My obsession for the supernatural is a part of who I am. Somehow, it has all come full circle, and the little boy in the picture still likes to play with magic. Only now, instead of dressing up as a witch or a vampire, I’m creating entire worlds full of them. A professor once told me it’s not true that writers should write what they know. This limits them to the confines of their own experiences. Great writers, he said, write what moves them, and this frees them to draw from a limitless well of inspiration.

Ever since I knew I wanted to be a writer (which couldn’t have been long after this picture was taken), and started telling stories about how I was an alien prince from a planet called “Plantia”, I’ve known what moves me. My mother once asked me why I only write about such strange things. She said my writing was beautiful, and that she would love to see me write something truly human, truly moving. There was nothing malicious in the question, unlike people who have told me that just because I’m Puerto Rican, I should write like a “Latino” (because, obviously, that’s all I know). She simply wanted to know why I chose to write what I write. And she’s not the only one who’s asked me.

Deathly Hallows

I can’t really answer that question. What draws a horror writer to the macabre? What drives a fantasy author to play God with an entire world of their own creation? At one point in my own novel, a character says to my protagonist: “You have a strange affinity for the darkness. You attract it. Or it attracts you. Either way, it seems like you were born to play in the shadows.” I suppose this is the closest answer I can give. I have an affinity for it, and that affinity moves me to passion.

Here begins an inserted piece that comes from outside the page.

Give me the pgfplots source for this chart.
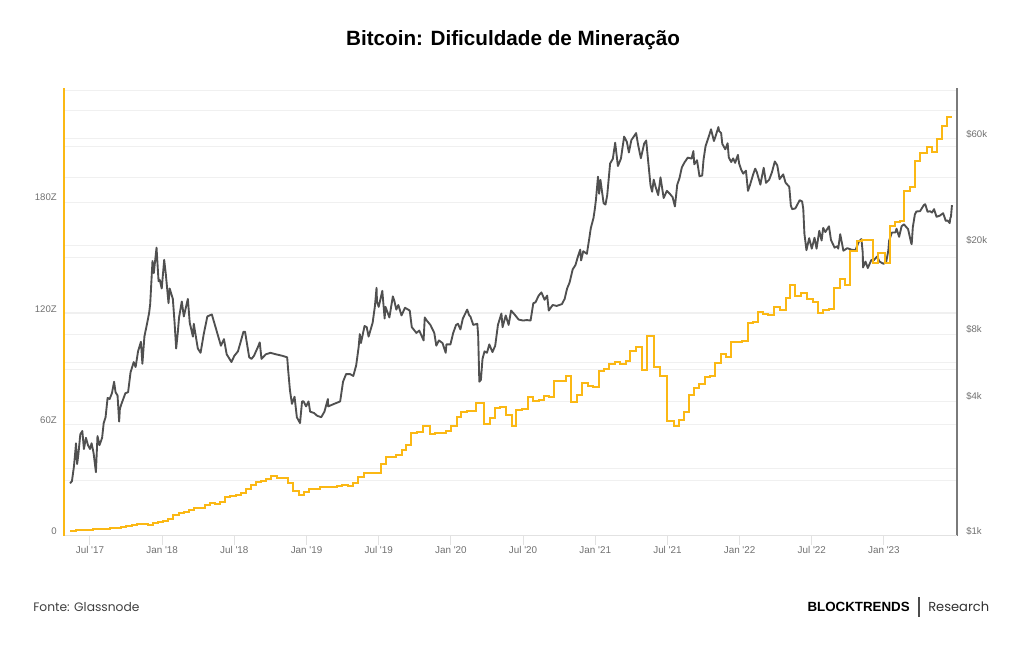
\documentclass[border=0pt]{standalone}
\usepackage{pgfplots}
\pgfplotsset{compat=1.18}
\usepackage{fontspec}
\setmainfont{Liberation Sans}[Ligatures=TeXOff]
\newfontfamily\footfont{Poppins}[Ligatures=TeXOff]
\definecolor{btcorange}{HTML}{FBB814}
\definecolor{pricegray}{HTML}{505050}
\definecolor{gridc}{HTML}{F0F0F0}
\definecolor{xaxc}{HTML}{E2E2E2}
\definecolor{labc}{HTML}{707070}
\definecolor{axgray}{HTML}{7A7A7A}

\pgfplotstableread{
t p
2017.362 1.72
2017.375 1.76
2017.389 2.05
2017.400 2.45
2017.403 2.60
2017.411 2.10
2017.419 2.30
2017.433 2.85
2017.447 2.95
2017.458 2.45
2017.472 2.75
2017.486 2.55
2017.500 2.45
2017.511 2.60
2017.525 2.35
2017.541 1.93
2017.552 2.80
2017.566 2.55
2017.584 2.75
2017.595 3.20
2017.608 3.40
2017.622 4.15
2017.636 4.10
2017.652 4.35
2017.667 4.90
2017.677 4.40
2017.691 4.25
2017.702 3.25
2017.707 3.70
2017.718 3.90
2017.745 4.35
2017.764 4.40
2017.781 5.40
2017.803 6.00
2017.816 5.70
2017.833 6.70
2017.853 7.40
2017.863 5.90
2017.877 7.80
2017.901 9.30
2017.910 10.0
2017.917 10.9
2017.933 17.0
2017.942 15.0
2017.961 19.5
2017.975 13.8
2017.983 14.0
2017.997 12.8
2018.014 17.2
2018.025 14.9
2018.044 11.0
2018.052 12.8
2018.074 11.5
2018.086 9.0
2018.097 6.9
2018.108 8.1
2018.117 9.5
2018.136 11.2
2018.150 9.6
2018.178 11.5
2018.191 9.0
2018.213 7.8
2018.219 8.9
2018.247 6.9
2018.266 6.6
2018.288 8.0
2018.313 9.6
2018.344 9.8
2018.372 8.5
2018.407 7.1
2018.428 7.6
2018.447 6.5
2018.480 6.0
2018.500 6.4
2018.525 6.7
2018.544 7.4
2018.563 8.2
2018.574 8.2
2018.603 6.3
2018.619 6.2
2018.636 6.4
2018.663 7.0
2018.676 7.35
2018.688 6.2
2018.718 6.5
2018.750 6.6
2018.788 6.5
2018.833 6.4
2018.866 6.3
2018.872 5.6
2018.885 4.5
2018.899 3.9
2018.917 4.2
2018.933 3.4
2018.955 3.2
2018.969 4.0
2018.980 4.0
2018.997 3.8
2019.014 4.0
2019.025 3.6
2019.052 3.55
2019.074 3.45
2019.102 3.4
2019.124 3.6
2019.148 4.1
2019.150 3.8
2019.191 3.9
2019.233 4.0
2019.253 4.9
2019.274 5.3
2019.302 5.3
2019.324 5.2
2019.344 5.8
2019.361 7.0
2019.369 8.0
2019.377 7.3
2019.402 8.7
2019.417 8.6
2019.430 7.8
2019.458 9.0
2019.474 10.7
2019.485 12.9
2019.488 11.2
2019.500 10.6
2019.525 12.5
2019.541 9.4
2019.547 10.6
2019.574 9.5
2019.598 11.8
2019.608 11.3
2019.622 10.3
2019.636 10.8
2019.658 9.7
2019.682 10.5
2019.715 10.2
2019.729 8.6
2019.761 8.1
2019.781 8.3
2019.811 7.5
2019.819 9.5
2019.833 9.2
2019.858 8.8
2019.885 8.1
2019.899 7.1
2019.917 7.5
2019.942 7.3
2019.964 6.6
2019.969 7.2
2019.997 7.2
2020.016 8.1
2020.036 8.8
2020.049 8.9
2020.066 8.4
2020.083 9.4
2020.113 10.3
2020.127 9.7
2020.135 9.6
2020.155 8.8
2020.183 8.9
2020.189 7.9
2020.197 4.9
2020.208 5.0
2020.219 6.2
2020.233 6.7
2020.250 6.6
2020.266 7.2
2020.288 6.65
2020.307 7.1
2020.326 8.8
2020.350 9.9
2020.358 8.6
2020.380 9.7
2020.400 8.8
2020.417 10.2
2020.441 9.8
2020.469 9.3
2020.500 9.2
2020.525 9.25
2020.552 9.2
2020.571 11.0
2020.586 11.1
2020.608 11.9
2020.627 12.3
2020.649 11.4
2020.667 11.9
2020.678 10.2
2020.705 10.8
2020.733 10.7
2020.769 10.9
2020.788 11.5
2020.805 12.8
2020.822 13.6
2020.844 15.6
2020.863 16.3
2020.880 17.8
2020.896 19.1
2020.902 17.1
2020.917 18.8
2020.942 18.3
2020.958 21.3
2020.969 23.8
2020.988 26.5
2020.997 29.0
2021.005 32.0
2021.019 40.5
2021.027 34.0
2021.036 39.2
2021.058 30.8
2021.071 30.4
2021.083 33.5
2021.103 46.4
2021.122 48.7
2021.138 57.5
2021.157 45.2
2021.178 48.8
2021.200 61.2
2021.219 58.0
2021.233 52.0
2021.250 59.0
2021.283 63.5
2021.297 56.2
2021.316 49.0
2021.339 57.0
2021.353 58.8
2021.364 49.5
2021.383 37.0
2021.394 34.7
2021.405 39.3
2021.417 36.7
2021.436 33.5
2021.452 40.2
2021.474 32.5
2021.496 35.0
2021.516 34.0
2021.536 32.8
2021.552 29.8
2021.568 37.3
2021.583 39.8
2021.600 44.6
2021.619 47.0
2021.641 49.3
2021.667 48.8
2021.680 52.7
2021.686 46.0
2021.705 48.0
2021.722 40.7
2021.741 41.0
2021.750 48.2
2021.764 55.4
2021.788 61.7
2021.802 66.0
2021.822 58.5
2021.833 61.3
2021.853 67.5
2021.858 64.9
2021.872 63.5
2021.880 56.8
2021.901 53.7
2021.917 57.2
2021.925 49.4
2021.942 47.1
2021.955 48.9
2021.969 46.7
2021.988 50.7
2021.997 46.3
2022.011 43.5
2022.025 41.8
2022.044 43.1
2022.058 35.0
2022.071 37.0
2022.094 41.5
2022.108 44.0
2022.119 42.5
2022.144 37.3
2022.147 38.3
2022.167 44.4
2022.183 38.0
2022.205 39.3
2022.224 42.4
2022.244 47.4
2022.261 45.5
2022.277 39.5
2022.302 41.5
2022.318 38.1
2022.344 36.5
2022.355 30.1
2022.364 29.0
2022.386 29.2
2022.416 31.8
2022.433 31.4
2022.441 29.1
2022.449 22.5
2022.463 19.0
2022.482 21.5
2022.500 19.3
2022.519 21.6
2022.533 19.3
2022.552 23.2
2022.568 21.0
2022.579 23.9
2022.594 22.9
2022.619 24.3
2022.633 21.1
2022.658 19.5
2022.678 19.8
2022.683 19.3
2022.697 22.4
2022.719 18.9
2022.746 19.4
2022.775 19.1
2022.802 19.0
2022.827 20.8
2022.844 21.3
2022.853 18.5
2022.855 15.9
2022.872 16.9
2022.888 15.8
2022.913 17.2
2022.928 17.1
2022.953 17.8
2022.969 16.9
2022.997 16.5
2023.016 16.9
2023.030 18.9
2023.036 21.0
2023.055 22.8
2023.079 22.8
2023.087 23.7
2023.105 21.8
2023.122 24.3
2023.138 24.8
2023.167 23.6
2023.189 20.4
2023.192 20.2
2023.200 24.1
2023.214 27.4
2023.224 28.3
2023.250 28.4
2023.277 30.3
2023.286 30.5
2023.302 28.2
2023.318 28.4
2023.333 28.0
2023.347 29.0
2023.364 26.8
2023.386 27.1
2023.410 27.8
2023.428 25.7
2023.441 25.8
2023.455 25.1
2023.460 26.5
2023.464 26.8
2023.471 30.2
}\pricetable

\pgfplotstableread{
t z
2017.362 2.6
2017.403 3.0
2017.445 3.1
2017.486 3.4
2017.521 3.6
2017.562 3.8
2017.597 4.0
2017.639 4.1
2017.673 4.3
2017.715 5.0
2017.749 5.2
2017.791 5.8
2017.826 6.3
2017.902 5.8
2017.936 6.8
2017.971 7.7
2018.006 8.3
2018.040 9.4
2018.075 11.2
2018.117 12.3
2018.151 13.1
2018.186 14.1
2018.220 14.9
2018.262 15.1
2018.297 16.5
2018.331 17.8
2018.366 17.3
2018.401 18.5
2018.435 21.2
2018.470 21.8
2018.511 22.2
2018.546 23.0
2018.581 25.6
2018.615 27.4
2018.650 28.9
2018.685 29.8
2018.719 30.7
2018.754 32.3
2018.795 31.1
2018.872 28.4
2018.906 24.4
2018.948 22.1
2018.982 23.9
2019.017 25.2
2019.093 26.3
2019.211 27.2
2019.246 27.4
2019.287 27.2
2019.322 28.8
2019.356 32.0
2019.398 34.0
2019.433 34.1
2019.516 38.9
2019.550 42.8
2019.623 43.7
2019.658 46.4
2019.692 49.0
2019.727 55.4
2019.765 56.2
2019.807 59.3
2019.855 55.0
2019.890 55.7
2019.966 56.6
2020.004 59.3
2020.039 64.0
2020.073 67.0
2020.112 67.5
2020.177 71.5
2020.229 60.2
2020.271 63.4
2020.309 68.8
2020.340 69.4
2020.382 65.2
2020.423 59.3
2020.454 67.9
2020.493 68.3
2020.531 74.8
2020.569 72.9
2020.607 73.3
2020.645 75.5
2020.680 75.1
2020.714 83.6
2020.797 86.3
2020.835 72.4
2020.874 76.0
2020.908 82.6
2020.950 80.9
2020.984 80.2
2021.026 89.1
2021.061 89.9
2021.095 92.6
2021.137 94.0
2021.171 92.7
2021.213 94.5
2021.244 99.9
2021.282 101.7
2021.327 89.5
2021.358 108.0
2021.407 90.9
2021.448 86.3
2021.500 62.0
2021.545 59.3
2021.580 62.5
2021.615 67.0
2021.649 76.0
2021.684 79.6
2021.722 81.9
2021.757 85.9
2021.795 86.4
2021.833 93.4
2021.871 98.1
2021.906 96.7
2021.940 104.4
2021.975 104.7
2022.017 105.1
2022.058 115.0
2022.093 115.5
2022.127 120.6
2022.162 119.5
2022.197 119.1
2022.238 123.3
2022.280 121.8
2022.321 128.5
2022.352 135.3
2022.387 129.4
2022.425 131.0
2022.467 127.6
2022.508 126.0
2022.546 120.0
2022.581 121.8
2022.619 122.4
2022.657 133.5
2022.692 138.4
2022.733 135.3
2022.768 153.8
2022.810 159.0
2022.848 159.3
2022.886 159.6
2022.927 147.3
2022.962 152.7
2023.004 147.3
2023.045 167.1
2023.076 169.4
2023.111 170.0
2023.142 186.1
2023.180 188.0
2023.218 202.3
2023.253 206.6
2023.298 209.9
2023.333 207.2
2023.367 213.8
2023.405 221.0
2023.437 226.0
2023.471 226.0
}\difftable

\begin{document}
\begin{tikzpicture}[x=0.75pt,y=0.75pt]
\path[use as bounding box] (0,0) rectangle (1024,645);
% title
\node[inner sep=0pt, font=\bfseries\fontsize{15.5}{18}\selectfont] at (513,605) {Bitcoin: Dificuldade de Mineração};
% footer
\node[inner sep=0pt, anchor=west, font=\footfont\fontsize{9.2}{11}\selectfont, text=black!75] at (33,38) {Fonte: Glassnode};
\node[inner sep=0pt, anchor=east, font=\bfseries\fontsize{10}{12}\selectfont] at (910,38) {BLOCKTRENDS};
\draw[black!70, line width=0.8pt] (919,28) -- (919,48);
\node[inner sep=0pt, anchor=west, font=\footfont\fontsize{9.8}{12}\selectfont, text=black!80] at (928,38) {Research};

% price axis (right, log) -- also carries the grid lines of both scales
\begin{axis}[
  scale only axis, width=669.75pt, height=336pt,
  at={(48pt,81.75pt)}, anchor=south west,
  xmin=2017.32, xmax=2023.506,
  ymode=log, ymin=1, ymax=101,
  axis x line=none, axis y line*=right,
  xtick=\empty,
  y axis line style={draw=axgray, line width=1.5pt, -},
  ytick={1,4,8,20,60}, yticklabels={\$1k,\$4k,\$8k,\$20k,\$60k},
  minor ytick={2,6,10,40,80,1.774,3.148,5.585,9.909,17.58,31.19,55.33,98.17},
  ymajorgrids, yminorgrids,
  major grid style={draw=gridc, line width=0.75pt},
  minor grid style={draw=gridc, line width=0.75pt},
  tick style={draw=none},
  yticklabel style={font=\fontsize{7.2}{8}\selectfont, text=labc, anchor=west, inner sep=0pt, xshift=6.75pt, yshift=3.5pt},
]
\addplot[pricegray, line width=1.4pt, line join=round] table[x=t, y=p] {\pricetable};
\end{axis}

% difficulty axis (left, linear)
\begin{axis}[
  scale only axis, width=669.75pt, height=336pt,
  at={(48pt,81.75pt)}, anchor=south west,
  xmin=2017.32, xmax=2023.506,
  ymin=0, ymax=241.5,
  axis x line*=bottom, axis y line*=left,
  x axis line style={draw=xaxc, line width=0.75pt, -},
  y axis line style={draw=btcorange, line width=1.5pt, -},
  xtick={2017.5,2018,2018.5,2019,2019.5,2020,2020.5,2021,2021.5,2022,2022.5,2023},
  xticklabels={Jul '17,Jan '18,Jul '18,Jan '19,Jul '19,Jan '20,Jul '20,Jan '21,Jul '21,Jan '22,Jul '22,Jan '23},
  ytick={0,60,120,180}, yticklabels={0,60Z,120Z,180Z},
  xtick align=outside, ytick align=inside,
  major tick length=6.75pt,
  xtick style={draw=xaxc, line width=0.75pt},
  ytick style={draw=none},
  xticklabel style={font=\fontsize{7.4}{8}\selectfont, text=labc, inner sep=0pt, yshift=-1pt},
  yticklabel style={font=\fontsize{7.2}{8}\selectfont, text=labc, anchor=east, inner sep=0pt, xshift=-5.25pt, yshift=3.5pt},
]
\addplot[btcorange, line width=1.5pt, const plot mark left, line join=miter] table[x=t, y=z] {\difftable};
\end{axis}
\end{tikzpicture}
\end{document}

It has since I was a little boy playing pretend, all the way up until I got a tattoo of the Harry Potter symbol for the Deathly Hallows as a reminder of both my eternal nerdiness and my inspiration to be great at what I write.

And my response to any insinuation that fantasy/horror writing is a somehow less worthy ambition? My mother was trying to foster my creativity and get me to focus on the humanity of my work. But I’ve had people, mostly professors, who have been downright demeaning in their opinion of genre fiction. They deem it formulaic, uninspired, trite, and particularly mainstream. Professors have told me there’s no creative value in fantasy writing, and that I was the one who was limited by my attraction to the darkness. I guess literature can only be great if it’s esoteric and has only been read by twelve people. English professors: the original hipsters.

My question to them is: why can’t genre fiction be human? Who can say that Harry Potter isn’t as complex and multi-layered as the greatest literary classics? What Harry Potter fan can say they haven’t been moved by the humanity of the characters? Just because a story is widely accessible does not mean it is too low-brow to be considered great. I’m drawing comparisons to Harry Potter, not because I’m trying to emulate JK Rowling, but because she’s the best and most recent example of someone who’s done it right. As fantastical as my novel is, I draw from my own experiences to keep it human. My book is an apocalyptic fantasy, but it’s ultimately a coming of age story, which is something anyone can relate to. In the end, that’s what literature is meant to do, no matter what it’s about.

My mother is going to read my novel for the first time this summer, and I think once she does, she’s going to realize I’ve written what she wanted me to write all along: something meaningful, something human. It’s just that most of my humans have wings, horns, or fangs. These are the kinds of stories I was always going to write, the kinds I love, the kinds through which I’m best able to tell my own. I don’t find it limiting, I find it natural. What could be more natural for that little boy in the witch’s hat?